А тем временем Анна Мелентьевна показывала моей жене антиквариат - серебро, хрусталь, фарфор, когда-то принадлежавшее царственным особам из династии Романовых. В темном углу я увидел гипсовый бюст, белый, нетонированный, Александра Павловича. Мне он показался безвкусным, любительским, каким-то преднамеренно напыщенным, вроде портрета Огнивцева работы академика Александра Лактионова.
- Кто скульптор? - поинтересовался я.
- Не помню. Малоизвестный, - небрежно обронил Александр Павлович.
- Лактионов вас долго утомлял? - поинтересовался я, имея в виду собственный опыт. - Один мой портрет Лактионов рисовал восемь сеансов по два часа. Два других были нарисованы быстрей. Хотите я вас познакомлю с очень талантливым скульптором, моим другом Борисом Едуновым? Он сделает ваш настоящий, достойный музея портрет.
Огнивцев согласился. Борис любил Александра Павловича как великого артиста, видел его и по телевидению, и на спектаклях в Большом театре. Беломраморный портрет Огнивцева, выполненный Едуновым, получился очень удачным. Сейчас он находится в Брестском краеведческом музее.

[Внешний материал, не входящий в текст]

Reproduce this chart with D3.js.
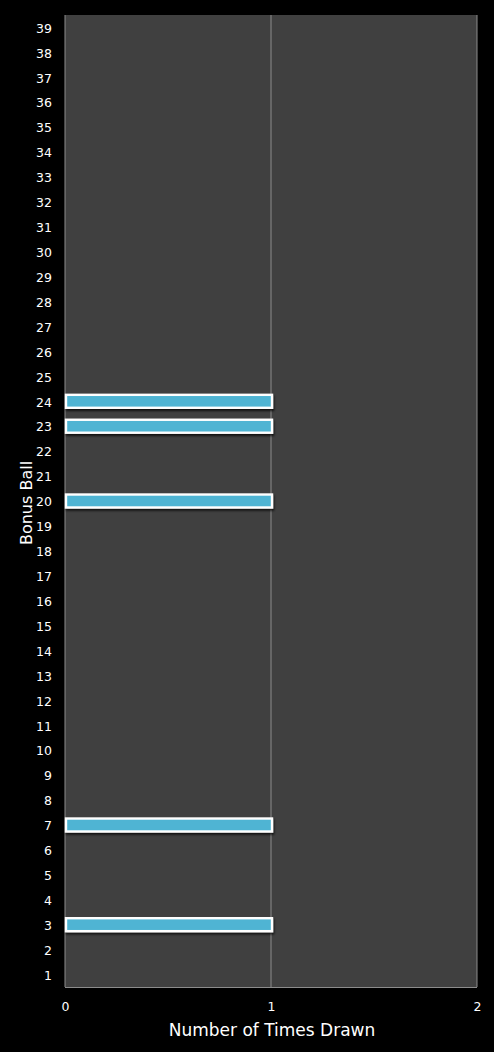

Когда портрет был готов, Александр Павлович пригласил Едуновых и меня с женой к себе домой, чтоб отметить рождение мраморного Огнивцева.

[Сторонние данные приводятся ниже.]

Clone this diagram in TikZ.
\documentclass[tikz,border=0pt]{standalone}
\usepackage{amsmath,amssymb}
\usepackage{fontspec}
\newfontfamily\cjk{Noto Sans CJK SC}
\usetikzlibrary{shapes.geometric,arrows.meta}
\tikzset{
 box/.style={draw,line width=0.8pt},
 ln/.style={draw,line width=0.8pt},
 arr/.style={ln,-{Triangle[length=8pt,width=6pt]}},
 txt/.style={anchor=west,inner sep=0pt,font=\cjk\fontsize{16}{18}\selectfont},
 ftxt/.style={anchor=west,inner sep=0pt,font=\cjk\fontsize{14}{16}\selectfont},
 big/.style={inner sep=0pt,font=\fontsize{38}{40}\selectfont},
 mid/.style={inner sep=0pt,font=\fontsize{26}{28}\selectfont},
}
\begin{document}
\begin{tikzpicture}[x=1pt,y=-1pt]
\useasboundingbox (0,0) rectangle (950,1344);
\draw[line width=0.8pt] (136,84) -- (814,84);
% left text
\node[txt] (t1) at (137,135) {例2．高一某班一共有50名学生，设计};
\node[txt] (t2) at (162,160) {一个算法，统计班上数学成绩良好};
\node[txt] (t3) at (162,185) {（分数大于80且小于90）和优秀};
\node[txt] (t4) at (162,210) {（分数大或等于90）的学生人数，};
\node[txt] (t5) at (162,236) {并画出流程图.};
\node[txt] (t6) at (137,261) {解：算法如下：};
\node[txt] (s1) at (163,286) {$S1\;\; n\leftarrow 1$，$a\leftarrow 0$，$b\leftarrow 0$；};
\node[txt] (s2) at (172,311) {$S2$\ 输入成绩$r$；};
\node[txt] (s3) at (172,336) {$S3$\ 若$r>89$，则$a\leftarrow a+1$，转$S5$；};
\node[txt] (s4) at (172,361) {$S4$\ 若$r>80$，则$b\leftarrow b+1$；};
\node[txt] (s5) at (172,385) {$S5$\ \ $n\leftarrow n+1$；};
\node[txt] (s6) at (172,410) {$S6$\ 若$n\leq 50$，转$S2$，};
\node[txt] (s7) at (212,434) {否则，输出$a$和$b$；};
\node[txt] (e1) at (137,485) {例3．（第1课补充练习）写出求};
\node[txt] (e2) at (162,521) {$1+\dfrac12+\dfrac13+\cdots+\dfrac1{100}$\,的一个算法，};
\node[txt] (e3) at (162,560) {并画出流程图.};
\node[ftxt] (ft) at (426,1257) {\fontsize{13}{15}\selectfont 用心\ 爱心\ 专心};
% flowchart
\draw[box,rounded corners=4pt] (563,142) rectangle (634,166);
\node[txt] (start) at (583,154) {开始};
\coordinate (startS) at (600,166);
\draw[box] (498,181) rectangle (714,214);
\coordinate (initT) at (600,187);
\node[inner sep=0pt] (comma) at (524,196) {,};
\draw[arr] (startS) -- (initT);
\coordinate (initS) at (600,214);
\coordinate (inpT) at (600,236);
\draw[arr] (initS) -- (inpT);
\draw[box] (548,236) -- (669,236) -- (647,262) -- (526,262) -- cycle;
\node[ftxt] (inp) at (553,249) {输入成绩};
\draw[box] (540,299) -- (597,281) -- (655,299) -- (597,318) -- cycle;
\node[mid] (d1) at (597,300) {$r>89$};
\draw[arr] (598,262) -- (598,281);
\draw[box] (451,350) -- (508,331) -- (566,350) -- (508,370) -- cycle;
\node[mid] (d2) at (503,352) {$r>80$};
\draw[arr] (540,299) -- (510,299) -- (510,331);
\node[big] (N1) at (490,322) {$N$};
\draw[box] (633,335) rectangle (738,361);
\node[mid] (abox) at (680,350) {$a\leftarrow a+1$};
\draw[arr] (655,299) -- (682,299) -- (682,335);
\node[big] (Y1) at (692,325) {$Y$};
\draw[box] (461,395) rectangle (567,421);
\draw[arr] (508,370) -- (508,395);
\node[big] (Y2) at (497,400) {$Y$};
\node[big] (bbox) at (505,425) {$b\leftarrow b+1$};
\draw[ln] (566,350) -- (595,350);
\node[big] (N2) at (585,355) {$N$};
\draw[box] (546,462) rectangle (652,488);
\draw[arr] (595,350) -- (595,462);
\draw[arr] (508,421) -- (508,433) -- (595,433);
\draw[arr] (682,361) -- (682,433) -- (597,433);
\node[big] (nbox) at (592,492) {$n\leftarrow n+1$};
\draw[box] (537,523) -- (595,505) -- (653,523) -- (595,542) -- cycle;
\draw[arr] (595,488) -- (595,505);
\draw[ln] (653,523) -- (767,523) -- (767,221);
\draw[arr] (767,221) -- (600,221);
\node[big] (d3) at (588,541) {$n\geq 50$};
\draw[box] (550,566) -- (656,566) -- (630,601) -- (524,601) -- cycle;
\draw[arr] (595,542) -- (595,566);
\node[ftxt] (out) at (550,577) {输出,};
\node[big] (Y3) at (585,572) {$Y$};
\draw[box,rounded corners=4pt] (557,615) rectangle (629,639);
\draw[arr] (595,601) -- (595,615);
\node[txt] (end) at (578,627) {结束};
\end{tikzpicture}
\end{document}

Мы были с ним одногодки, у нас были общие знакомые и друзья. Нас объединяло единство взглядов и вкусов, полное единомыслие. Как собеседник, он предпочитал больше слушать, чем говорить. Он хотел, чтобы о нем написали книгу, - желание вполне естественное и заслуженное, - как-то не напрямую, а полунамеком пожелал, чтоб это сделал я. Но я искренне ответил ему:
- Не могу, Саша, не получится у меня. Тут нужен профессионал в музыке. А я любитель, и только.